REQUIREMENTS: Exclude the pictures and return every line exactly as written.

PROVIDED DATA:
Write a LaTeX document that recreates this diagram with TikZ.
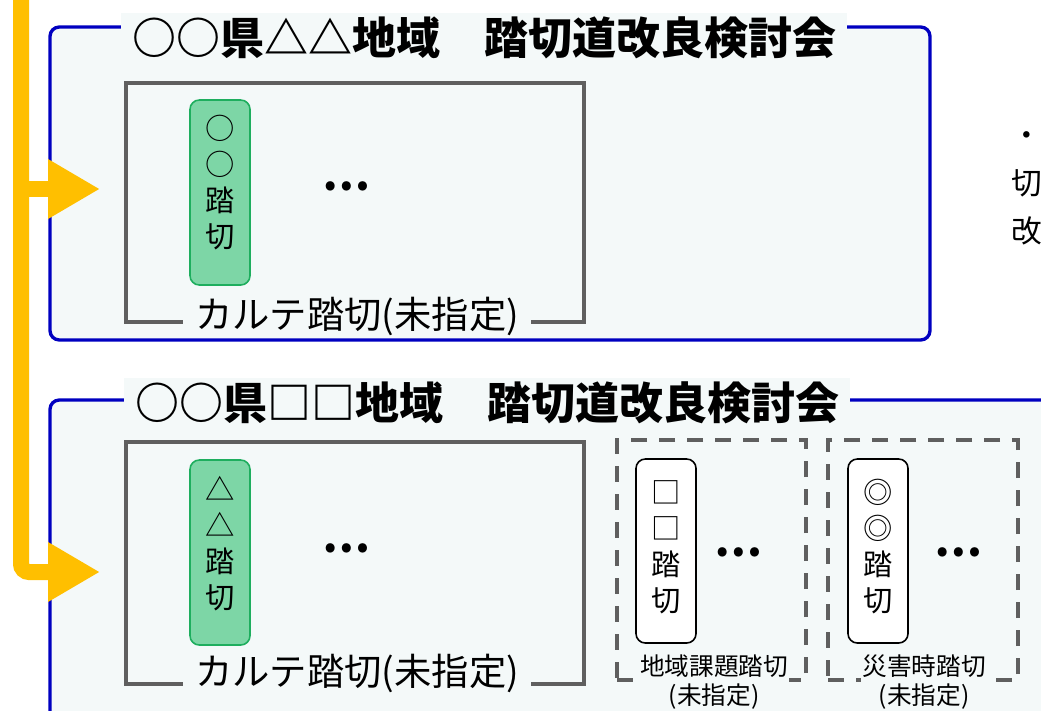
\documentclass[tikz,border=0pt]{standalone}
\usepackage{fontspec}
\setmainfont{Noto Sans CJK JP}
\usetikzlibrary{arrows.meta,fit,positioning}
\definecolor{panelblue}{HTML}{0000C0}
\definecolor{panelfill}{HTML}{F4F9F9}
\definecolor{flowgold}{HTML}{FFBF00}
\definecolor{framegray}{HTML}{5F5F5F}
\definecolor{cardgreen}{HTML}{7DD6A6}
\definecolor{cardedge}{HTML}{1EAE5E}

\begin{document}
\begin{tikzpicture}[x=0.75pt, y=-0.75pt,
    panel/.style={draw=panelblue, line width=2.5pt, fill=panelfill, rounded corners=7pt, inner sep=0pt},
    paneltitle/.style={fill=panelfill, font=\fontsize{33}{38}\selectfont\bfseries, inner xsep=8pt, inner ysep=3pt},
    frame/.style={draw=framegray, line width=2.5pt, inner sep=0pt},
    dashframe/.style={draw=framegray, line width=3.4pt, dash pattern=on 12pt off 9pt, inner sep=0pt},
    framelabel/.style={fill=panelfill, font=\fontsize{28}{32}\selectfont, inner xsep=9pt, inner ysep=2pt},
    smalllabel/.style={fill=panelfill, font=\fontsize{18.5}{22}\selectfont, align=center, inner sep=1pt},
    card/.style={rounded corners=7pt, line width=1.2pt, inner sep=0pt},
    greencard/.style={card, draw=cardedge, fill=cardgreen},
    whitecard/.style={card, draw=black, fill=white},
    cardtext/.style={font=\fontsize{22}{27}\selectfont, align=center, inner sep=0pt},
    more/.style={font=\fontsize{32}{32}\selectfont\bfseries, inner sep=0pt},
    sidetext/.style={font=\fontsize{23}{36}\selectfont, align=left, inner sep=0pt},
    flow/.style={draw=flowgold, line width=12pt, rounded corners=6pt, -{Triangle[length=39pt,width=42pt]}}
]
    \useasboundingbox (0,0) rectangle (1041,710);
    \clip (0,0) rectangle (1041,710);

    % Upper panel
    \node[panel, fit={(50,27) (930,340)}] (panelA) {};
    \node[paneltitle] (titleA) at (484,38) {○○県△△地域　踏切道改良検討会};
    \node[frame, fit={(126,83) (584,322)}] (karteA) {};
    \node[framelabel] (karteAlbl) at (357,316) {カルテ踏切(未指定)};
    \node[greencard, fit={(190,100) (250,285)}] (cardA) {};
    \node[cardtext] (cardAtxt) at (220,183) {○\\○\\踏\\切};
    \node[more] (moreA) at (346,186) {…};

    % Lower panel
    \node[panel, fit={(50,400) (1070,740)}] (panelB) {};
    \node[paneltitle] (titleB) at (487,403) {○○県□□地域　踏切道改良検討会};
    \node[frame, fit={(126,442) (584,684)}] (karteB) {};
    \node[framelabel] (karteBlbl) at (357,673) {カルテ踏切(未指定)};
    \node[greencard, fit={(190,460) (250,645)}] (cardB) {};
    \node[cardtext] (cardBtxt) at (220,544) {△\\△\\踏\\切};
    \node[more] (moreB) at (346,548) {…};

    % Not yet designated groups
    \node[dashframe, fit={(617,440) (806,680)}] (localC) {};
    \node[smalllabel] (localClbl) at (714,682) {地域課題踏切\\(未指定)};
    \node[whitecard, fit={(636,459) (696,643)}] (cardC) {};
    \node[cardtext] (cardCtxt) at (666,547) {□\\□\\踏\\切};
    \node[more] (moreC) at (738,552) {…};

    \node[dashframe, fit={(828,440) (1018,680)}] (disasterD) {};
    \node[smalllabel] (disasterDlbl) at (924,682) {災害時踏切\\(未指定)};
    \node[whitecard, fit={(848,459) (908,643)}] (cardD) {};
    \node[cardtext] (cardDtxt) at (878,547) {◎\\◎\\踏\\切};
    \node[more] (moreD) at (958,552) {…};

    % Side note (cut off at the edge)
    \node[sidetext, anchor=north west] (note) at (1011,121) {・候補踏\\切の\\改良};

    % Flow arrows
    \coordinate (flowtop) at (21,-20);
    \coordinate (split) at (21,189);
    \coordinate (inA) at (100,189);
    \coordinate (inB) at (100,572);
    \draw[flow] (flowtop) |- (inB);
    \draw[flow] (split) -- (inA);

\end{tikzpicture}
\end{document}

WRITTEN RESPONSE:
Write a LaTeX document that recreates this diagram with TikZ.
\documentclass[tikz,border=0pt]{standalone}
\usepackage{fontspec}
\setmainfont{Noto Sans CJK JP}
\usetikzlibrary{arrows.meta,fit,positioning}
\definecolor{panelblue}{HTML}{0000C0}
\definecolor{panelfill}{HTML}{F4F9F9}
\definecolor{flowgold}{HTML}{FFBF00}
\definecolor{framegray}{HTML}{5F5F5F}
\definecolor{cardgreen}{HTML}{7DD6A6}
\definecolor{cardedge}{HTML}{1EAE5E}

\begin{document}
\begin{tikzpicture}[x=0.75pt, y=-0.75pt,
    panel/.style={draw=panelblue, line width=2.5pt, fill=panelfill, rounded corners=7pt, inner sep=0pt},
    paneltitle/.style={fill=panelfill, font=\fontsize{33}{38}\selectfont\bfseries, inner xsep=8pt, inner ysep=3pt},
    frame/.style={draw=framegray, line width=2.5pt, inner sep=0pt},
    dashframe/.style={draw=framegray, line width=3.4pt, dash pattern=on 12pt off 9pt, inner sep=0pt},
    framelabel/.style={fill=panelfill, font=\fontsize{28}{32}\selectfont, inner xsep=9pt, inner ysep=2pt},
    smalllabel/.style={fill=panelfill, font=\fontsize{18.5}{22}\selectfont, align=center, inner sep=1pt},
    card/.style={rounded corners=7pt, line width=1.2pt, inner sep=0pt},
    greencard/.style={card, draw=cardedge, fill=cardgreen},
    whitecard/.style={card, draw=black, fill=white},
    cardtext/.style={font=\fontsize{22}{27}\selectfont, align=center, inner sep=0pt},
    more/.style={font=\fontsize{32}{32}\selectfont\bfseries, inner sep=0pt},
    sidetext/.style={font=\fontsize{23}{36}\selectfont, align=left, inner sep=0pt},
    flow/.style={draw=flowgold, line width=12pt, rounded corners=6pt, -{Triangle[length=39pt,width=42pt]}}
]
    \useasboundingbox (0,0) rectangle (1041,710);
    \clip (0,0) rectangle (1041,710);

    % Upper panel
    \node[panel, fit={(50,27) (930,340)}] (panelA) {};
    \node[paneltitle] (titleA) at (484,38) {○○県△△地域　踏切道改良検討会};
    \node[frame, fit={(126,83) (584,322)}] (karteA) {};
    \node[framelabel] (karteAlbl) at (357,316) {カルテ踏切(未指定)};
    \node[greencard, fit={(190,100) (250,285)}] (cardA) {};
    \node[cardtext] (cardAtxt) at (220,183) {○\\○\\踏\\切};
    \node[more] (moreA) at (346,186) {…};

    % Lower panel
    \node[panel, fit={(50,400) (1070,740)}] (panelB) {};
    \node[paneltitle] (titleB) at (487,403) {○○県□□地域　踏切道改良検討会};
    \node[frame, fit={(126,442) (584,684)}] (karteB) {};
    \node[framelabel] (karteBlbl) at (357,673) {カルテ踏切(未指定)};
    \node[greencard, fit={(190,460) (250,645)}] (cardB) {};
    \node[cardtext] (cardBtxt) at (220,544) {△\\△\\踏\\切};
    \node[more] (moreB) at (346,548) {…};

    % Not yet designated groups
    \node[dashframe, fit={(617,440) (806,680)}] (localC) {};
    \node[smalllabel] (localClbl) at (714,682) {地域課題踏切\\(未指定)};
    \node[whitecard, fit={(636,459) (696,643)}] (cardC) {};
    \node[cardtext] (cardCtxt) at (666,547) {□\\□\\踏\\切};
    \node[more] (moreC) at (738,552) {…};

    \node[dashframe, fit={(828,440) (1018,680)}] (disasterD) {};
    \node[smalllabel] (disasterDlbl) at (924,682) {災害時踏切\\(未指定)};
    \node[whitecard, fit={(848,459) (908,643)}] (cardD) {};
    \node[cardtext] (cardDtxt) at (878,547) {◎\\◎\\踏\\切};
    \node[more] (moreD) at (958,552) {…};

    % Side note (cut off at the edge)
    \node[sidetext, anchor=north west] (note) at (1011,121) {・候補踏\\切の\\改良};

    % Flow arrows
    \coordinate (flowtop) at (21,-20);
    \coordinate (split) at (21,189);
    \coordinate (inA) at (100,189);
    \coordinate (inB) at (100,572);
    \draw[flow] (flowtop) |- (inB);
    \draw[flow] (split) -- (inA);

\end{tikzpicture}
\end{document}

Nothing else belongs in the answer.